Il sourit. Ça joue rough pour le copain-bronzé-avocat de Karen, mais on est chez Gustavo et Fernanda, tout est permis.

– Vous allez voir les filles, voyager quand on vieillit, c’est pas la même chose, on n’est plus aussi facilement émerveillés, c’est une bonne chose que vous vous promeniez beaucoup. Dès qu’on les a rencontrées à l’auberge ces deux-là, on savait qu’il fallait en prendre soin. On a toujours aimé les enfants, c’est comme si elles étaient les nôtres. On espère que d’autres feront la même chose pour nos enfants un jour.

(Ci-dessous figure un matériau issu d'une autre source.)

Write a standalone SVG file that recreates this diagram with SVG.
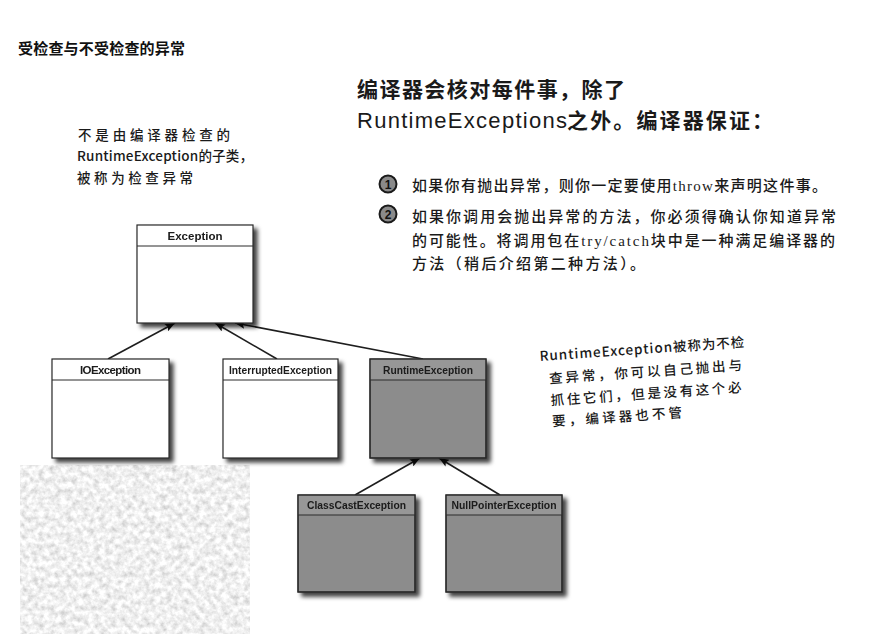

Ah, donc il y a peut-être un destin et il n’aurait rien à voir avec Francisco.

– Détrompez-vous, c’est bon de vieillir. C’est seulement qu’on apprécie plus la sécurité, d’etre confortable, etc. Still we are backpackers, Fernanda est encore la première à sauter dans un lac situé sur le sommet d’une montagne au Mozambique.

J’ai pas peur de vieillir dans le sens avoir des rides. J’ai peur de recevoir un jour chez moi le fils de Gustavo pis Fernanda, pis pleurer quand je vais le voir, pis avoir juste envie de lui dire : « Je t’ai connu grand comme ça ». Je me souviens quand le monde me disait ça quand j’étais jeune, je m’en torchais comme c’était pas permis. Mais un jour ça va être moi cette madame-là gossante. C’est ça que j’hais dans le fait de vieillir. Ça pis le fait qu’après que Fernanda pis Gustavo soient enfin venus à Montréal, je sais pas quand je les reverrai, je partagerai peut-être plus de soupers avec eux, peut-être juste des souvenirs. Ça me rend folle, je pensais jamais à ça avant. Je vieillis pis c’est bizarre de m’en rendre compte à Rio de Janeiro.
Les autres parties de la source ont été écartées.